GOAL:
Will you transcribe all the entries word for word, skipping the pictures they hold?

RECORDS:
== == ==

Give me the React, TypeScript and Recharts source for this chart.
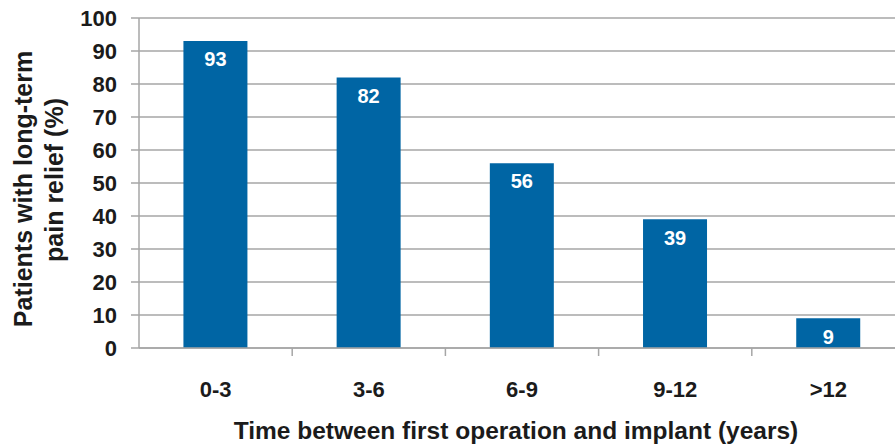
import { Bar, BarChart, CartesianGrid, LabelList, XAxis, YAxis } from 'recharts'

const categories = ['0-3', '3-6', '6-9', '9-12', '>12']
const reliefPct = [93, 82, 56, 39, 9]
const yTicks = [0, 10, 20, 30, 40, 50, 60, 70, 80, 90, 100]

const FONT = 'Liberation Sans, Arial, sans-serif'
const INK = '#1b1b1b'
const BAR = '#0065a4'
const GRID = '#a6a6a6'

const data = categories.map((c, i) => ({ cat: c, value: reliefPct[i] }))

function XTick(props: any) {
  const { x, y, payload } = props
  const off = payload?.offset ?? 0
  return (
    <g>
      {off > 0 && payload.index > 0 && (
        <line x1={x - off} x2={x - off} y1={y} y2={y + 8} stroke={GRID} strokeWidth={1.5} />
      )}
      <text
        x={x}
        y={y + 49}
        textAnchor="middle"
        fontFamily={FONT}
        fontWeight="bold"
        fontSize={22}
        fill={INK}
      >
        {payload.value}
      </text>
    </g>
  )
}

function YTitle() {
  return (
    <g fontFamily={FONT} fontWeight="bold" fontSize={25} fill={INK}>
      <text transform="translate(32, 189) rotate(-90)" textAnchor="middle">
        Patients with long-term
      </text>
      <text transform="translate(63, 180) rotate(-90)" textAnchor="middle">
        pain relief (%)
      </text>
    </g>
  )
}

function XTitle() {
  return (
    <text
      x={516}
      y={439}
      textAnchor="middle"
      fontFamily={FONT}
      fontWeight="bold"
      fontSize={24.5}
      fill={INK}
    >
      Time between first operation and implant (years)
    </text>
  )
}

export default function App() {
  return (
    <div
      style={{
        position: 'fixed',
        left: 0,
        top: 0,
        width: 895,
        height: 445,
        overflow: 'hidden',
        background: '#fff',
      }}
    >
      <BarChart
        width={920}
        height={445}
        data={data}
        margin={{ top: 18, right: 15, bottom: 0, left: 0 }}
        barCategoryGap="29%"
      >
        <CartesianGrid vertical={false} stroke={GRID} strokeWidth={1.5} />
        <XAxis
          dataKey="cat"
          height={97}
          axisLine={{ stroke: GRID, strokeWidth: 1.5 }}
          tickLine={false}
          tickSize={0}
          tickMargin={0}
          tick={<XTick />}
          interval={0}
          label={{ content: <XTitle /> }}
        />
        <YAxis
          width={139}
          domain={[0, 100]}
          ticks={yTicks}
          interval={0}
          axisLine={{ stroke: GRID, strokeWidth: 1.5 }}
          tickLine={{ stroke: GRID, strokeWidth: 1.5 }}
          tickSize={8}
          tickMargin={14}
          tick={{ fontFamily: FONT, fontWeight: 'bold', fontSize: 22, fill: INK }}
          label={{ content: <YTitle /> }}
        />
        <Bar dataKey="value" fill={BAR} isAnimationActive={false}>
          <LabelList
            dataKey="value"
            position="insideTop"
            offset={11}
            fill="#ffffff"
            fontFamily={FONT}
            fontWeight="bold"
            fontSize={20}
          />
        </Bar>
      </BarChart>
    </div>
  )
}
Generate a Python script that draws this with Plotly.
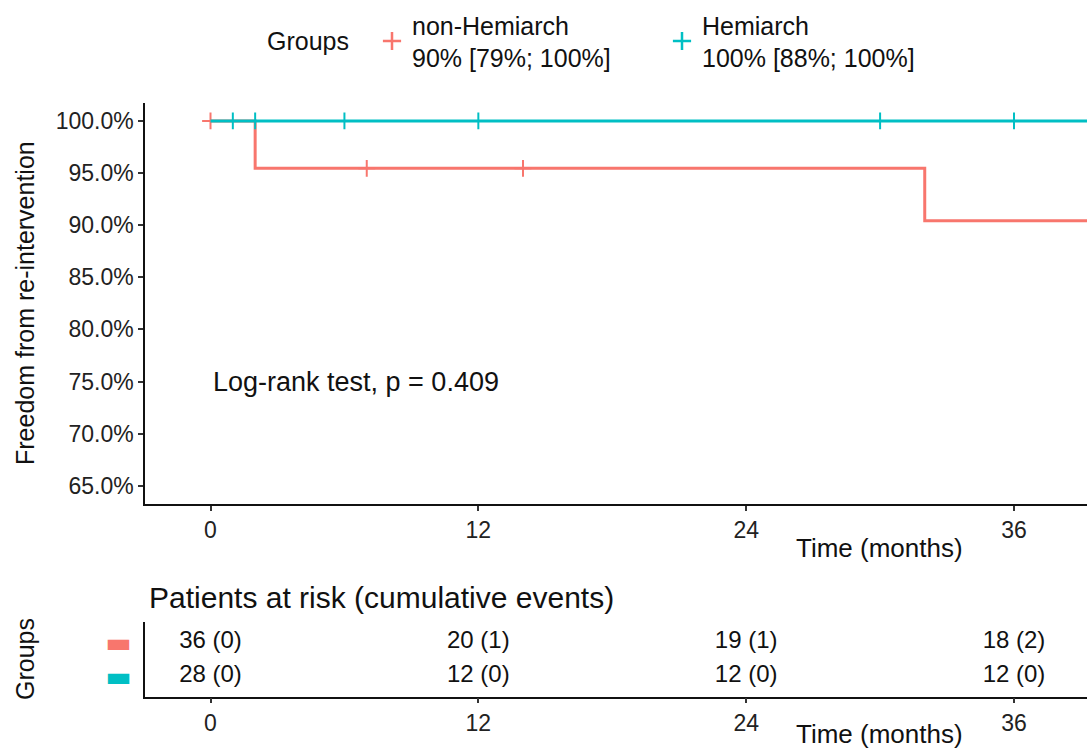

== == ==

SOLUTION:
Give me the React, TypeScript and Recharts source for this chart.
import { Bar, BarChart, CartesianGrid, LabelList, XAxis, YAxis } from 'recharts'

const categories = ['0-3', '3-6', '6-9', '9-12', '>12']
const reliefPct = [93, 82, 56, 39, 9]
const yTicks = [0, 10, 20, 30, 40, 50, 60, 70, 80, 90, 100]

const FONT = 'Liberation Sans, Arial, sans-serif'
const INK = '#1b1b1b'
const BAR = '#0065a4'
const GRID = '#a6a6a6'

const data = categories.map((c, i) => ({ cat: c, value: reliefPct[i] }))

function XTick(props: any) {
  const { x, y, payload } = props
  const off = payload?.offset ?? 0
  return (
    <g>
      {off > 0 && payload.index > 0 && (
        <line x1={x - off} x2={x - off} y1={y} y2={y + 8} stroke={GRID} strokeWidth={1.5} />
      )}
      <text
        x={x}
        y={y + 49}
        textAnchor="middle"
        fontFamily={FONT}
        fontWeight="bold"
        fontSize={22}
        fill={INK}
      >
        {payload.value}
      </text>
    </g>
  )
}

function YTitle() {
  return (
    <g fontFamily={FONT} fontWeight="bold" fontSize={25} fill={INK}>
      <text transform="translate(32, 189) rotate(-90)" textAnchor="middle">
        Patients with long-term
      </text>
      <text transform="translate(63, 180) rotate(-90)" textAnchor="middle">
        pain relief (%)
      </text>
    </g>
  )
}

function XTitle() {
  return (
    <text
      x={516}
      y={439}
      textAnchor="middle"
      fontFamily={FONT}
      fontWeight="bold"
      fontSize={24.5}
      fill={INK}
    >
      Time between first operation and implant (years)
    </text>
  )
}

export default function App() {
  return (
    <div
      style={{
        position: 'fixed',
        left: 0,
        top: 0,
        width: 895,
        height: 445,
        overflow: 'hidden',
        background: '#fff',
      }}
    >
      <BarChart
        width={920}
        height={445}
        data={data}
        margin={{ top: 18, right: 15, bottom: 0, left: 0 }}
        barCategoryGap="29%"
      >
        <CartesianGrid vertical={false} stroke={GRID} strokeWidth={1.5} />
        <XAxis
          dataKey="cat"
          height={97}
          axisLine={{ stroke: GRID, strokeWidth: 1.5 }}
          tickLine={false}
          tickSize={0}
          tickMargin={0}
          tick={<XTick />}
          interval={0}
          label={{ content: <XTitle /> }}
        />
        <YAxis
          width={139}
          domain={[0, 100]}
          ticks={yTicks}
          interval={0}
          axisLine={{ stroke: GRID, strokeWidth: 1.5 }}
          tickLine={{ stroke: GRID, strokeWidth: 1.5 }}
          tickSize={8}
          tickMargin={14}
          tick={{ fontFamily: FONT, fontWeight: 'bold', fontSize: 22, fill: INK }}
          label={{ content: <YTitle /> }}
        />
        <Bar dataKey="value" fill={BAR} isAnimationActive={false}>
          <LabelList
            dataKey="value"
            position="insideTop"
            offset={11}
            fill="#ffffff"
            fontFamily={FONT}
            fontWeight="bold"
            fontSize={20}
          />
        </Bar>
      </BarChart>
    </div>
  )
}
Generate a Python script that draws this with Plotly.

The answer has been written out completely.